THE PROBLEM: Can you write out all the lines word for word, with no pictures?

SOURCE EXCERPT:
####################
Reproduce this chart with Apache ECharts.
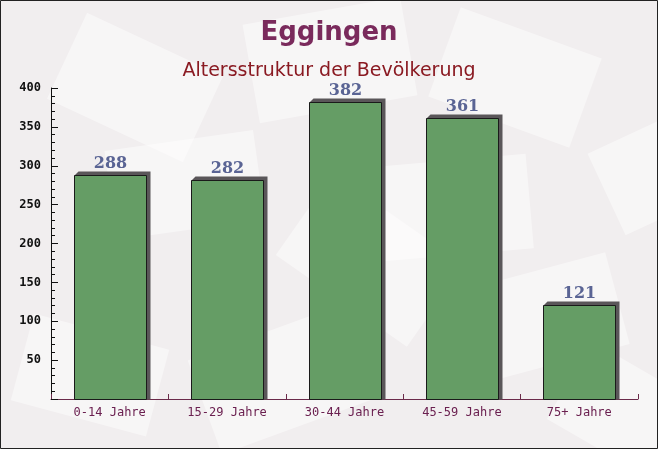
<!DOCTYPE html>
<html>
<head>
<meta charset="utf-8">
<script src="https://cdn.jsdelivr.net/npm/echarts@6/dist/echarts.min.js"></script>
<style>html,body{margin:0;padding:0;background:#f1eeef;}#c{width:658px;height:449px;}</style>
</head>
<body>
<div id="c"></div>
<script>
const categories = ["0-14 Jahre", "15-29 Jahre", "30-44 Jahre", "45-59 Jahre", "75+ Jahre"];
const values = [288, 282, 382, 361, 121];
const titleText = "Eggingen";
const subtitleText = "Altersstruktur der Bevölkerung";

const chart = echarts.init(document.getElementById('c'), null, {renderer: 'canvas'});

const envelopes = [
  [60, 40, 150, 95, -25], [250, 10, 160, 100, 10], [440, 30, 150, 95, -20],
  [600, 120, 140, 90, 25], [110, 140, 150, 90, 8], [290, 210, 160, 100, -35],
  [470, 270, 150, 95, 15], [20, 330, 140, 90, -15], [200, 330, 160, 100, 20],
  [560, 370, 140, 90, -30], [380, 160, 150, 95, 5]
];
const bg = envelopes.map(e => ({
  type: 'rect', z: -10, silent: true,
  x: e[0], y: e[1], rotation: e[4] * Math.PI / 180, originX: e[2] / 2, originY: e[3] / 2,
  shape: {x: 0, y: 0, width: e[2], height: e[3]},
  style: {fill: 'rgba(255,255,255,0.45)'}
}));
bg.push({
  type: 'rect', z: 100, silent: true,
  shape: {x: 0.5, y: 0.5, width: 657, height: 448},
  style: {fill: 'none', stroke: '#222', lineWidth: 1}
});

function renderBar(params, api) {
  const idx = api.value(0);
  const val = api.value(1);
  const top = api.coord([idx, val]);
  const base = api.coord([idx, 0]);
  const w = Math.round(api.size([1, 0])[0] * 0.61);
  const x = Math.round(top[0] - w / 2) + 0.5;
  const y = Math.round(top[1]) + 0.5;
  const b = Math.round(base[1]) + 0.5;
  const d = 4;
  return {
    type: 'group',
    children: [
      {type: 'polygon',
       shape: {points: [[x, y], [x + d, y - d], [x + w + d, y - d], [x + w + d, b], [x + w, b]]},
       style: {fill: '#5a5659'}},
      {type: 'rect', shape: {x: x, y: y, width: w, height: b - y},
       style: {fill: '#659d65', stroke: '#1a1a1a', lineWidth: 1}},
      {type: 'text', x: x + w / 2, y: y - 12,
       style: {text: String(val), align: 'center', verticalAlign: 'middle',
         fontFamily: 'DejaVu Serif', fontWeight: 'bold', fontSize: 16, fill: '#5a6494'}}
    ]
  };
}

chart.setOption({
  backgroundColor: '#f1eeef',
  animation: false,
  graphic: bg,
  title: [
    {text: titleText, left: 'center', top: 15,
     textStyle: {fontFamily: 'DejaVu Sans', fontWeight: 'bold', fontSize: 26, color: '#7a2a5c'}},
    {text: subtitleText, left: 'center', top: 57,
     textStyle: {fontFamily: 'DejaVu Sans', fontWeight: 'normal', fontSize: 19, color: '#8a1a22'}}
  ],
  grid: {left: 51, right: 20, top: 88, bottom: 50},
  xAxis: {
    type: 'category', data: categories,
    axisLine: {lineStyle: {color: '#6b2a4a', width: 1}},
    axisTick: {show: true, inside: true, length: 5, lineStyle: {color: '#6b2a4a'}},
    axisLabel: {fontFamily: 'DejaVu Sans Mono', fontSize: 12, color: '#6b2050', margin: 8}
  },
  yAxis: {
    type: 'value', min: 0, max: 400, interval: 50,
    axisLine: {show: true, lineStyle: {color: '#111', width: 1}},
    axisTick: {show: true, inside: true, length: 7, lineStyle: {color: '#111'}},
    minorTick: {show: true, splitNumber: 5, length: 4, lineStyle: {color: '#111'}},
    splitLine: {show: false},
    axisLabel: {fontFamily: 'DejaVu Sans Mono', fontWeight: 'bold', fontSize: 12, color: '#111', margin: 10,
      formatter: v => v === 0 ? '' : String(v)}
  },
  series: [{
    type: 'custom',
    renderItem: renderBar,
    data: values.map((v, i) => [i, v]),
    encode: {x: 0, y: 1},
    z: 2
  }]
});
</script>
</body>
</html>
####################
THE RESULT:
Reproduce this chart with Apache ECharts.
<!DOCTYPE html>
<html>
<head>
<meta charset="utf-8">
<script src="https://cdn.jsdelivr.net/npm/echarts@6/dist/echarts.min.js"></script>
<style>html,body{margin:0;padding:0;background:#f1eeef;}#c{width:658px;height:449px;}</style>
</head>
<body>
<div id="c"></div>
<script>
const categories = ["0-14 Jahre", "15-29 Jahre", "30-44 Jahre", "45-59 Jahre", "75+ Jahre"];
const values = [288, 282, 382, 361, 121];
const titleText = "Eggingen";
const subtitleText = "Altersstruktur der Bevölkerung";

const chart = echarts.init(document.getElementById('c'), null, {renderer: 'canvas'});

const envelopes = [
  [60, 40, 150, 95, -25], [250, 10, 160, 100, 10], [440, 30, 150, 95, -20],
  [600, 120, 140, 90, 25], [110, 140, 150, 90, 8], [290, 210, 160, 100, -35],
  [470, 270, 150, 95, 15], [20, 330, 140, 90, -15], [200, 330, 160, 100, 20],
  [560, 370, 140, 90, -30], [380, 160, 150, 95, 5]
];
const bg = envelopes.map(e => ({
  type: 'rect', z: -10, silent: true,
  x: e[0], y: e[1], rotation: e[4] * Math.PI / 180, originX: e[2] / 2, originY: e[3] / 2,
  shape: {x: 0, y: 0, width: e[2], height: e[3]},
  style: {fill: 'rgba(255,255,255,0.45)'}
}));
bg.push({
  type: 'rect', z: 100, silent: true,
  shape: {x: 0.5, y: 0.5, width: 657, height: 448},
  style: {fill: 'none', stroke: '#222', lineWidth: 1}
});

function renderBar(params, api) {
  const idx = api.value(0);
  const val = api.value(1);
  const top = api.coord([idx, val]);
  const base = api.coord([idx, 0]);
  const w = Math.round(api.size([1, 0])[0] * 0.61);
  const x = Math.round(top[0] - w / 2) + 0.5;
  const y = Math.round(top[1]) + 0.5;
  const b = Math.round(base[1]) + 0.5;
  const d = 4;
  return {
    type: 'group',
    children: [
      {type: 'polygon',
       shape: {points: [[x, y], [x + d, y - d], [x + w + d, y - d], [x + w + d, b], [x + w, b]]},
       style: {fill: '#5a5659'}},
      {type: 'rect', shape: {x: x, y: y, width: w, height: b - y},
       style: {fill: '#659d65', stroke: '#1a1a1a', lineWidth: 1}},
      {type: 'text', x: x + w / 2, y: y - 12,
       style: {text: String(val), align: 'center', verticalAlign: 'middle',
         fontFamily: 'DejaVu Serif', fontWeight: 'bold', fontSize: 16, fill: '#5a6494'}}
    ]
  };
}

chart.setOption({
  backgroundColor: '#f1eeef',
  animation: false,
  graphic: bg,
  title: [
    {text: titleText, left: 'center', top: 15,
     textStyle: {fontFamily: 'DejaVu Sans', fontWeight: 'bold', fontSize: 26, color: '#7a2a5c'}},
    {text: subtitleText, left: 'center', top: 57,
     textStyle: {fontFamily: 'DejaVu Sans', fontWeight: 'normal', fontSize: 19, color: '#8a1a22'}}
  ],
  grid: {left: 51, right: 20, top: 88, bottom: 50},
  xAxis: {
    type: 'category', data: categories,
    axisLine: {lineStyle: {color: '#6b2a4a', width: 1}},
    axisTick: {show: true, inside: true, length: 5, lineStyle: {color: '#6b2a4a'}},
    axisLabel: {fontFamily: 'DejaVu Sans Mono', fontSize: 12, color: '#6b2050', margin: 8}
  },
  yAxis: {
    type: 'value', min: 0, max: 400, interval: 50,
    axisLine: {show: true, lineStyle: {color: '#111', width: 1}},
    axisTick: {show: true, inside: true, length: 7, lineStyle: {color: '#111'}},
    minorTick: {show: true, splitNumber: 5, length: 4, lineStyle: {color: '#111'}},
    splitLine: {show: false},
    axisLabel: {fontFamily: 'DejaVu Sans Mono', fontWeight: 'bold', fontSize: 12, color: '#111', margin: 10,
      formatter: v => v === 0 ? '' : String(v)}
  },
  series: [{
    type: 'custom',
    renderItem: renderBar,
    data: values.map((v, i) => [i, v]),
    encode: {x: 0, y: 1},
    z: 2
  }]
});
</script>
</body>
</html>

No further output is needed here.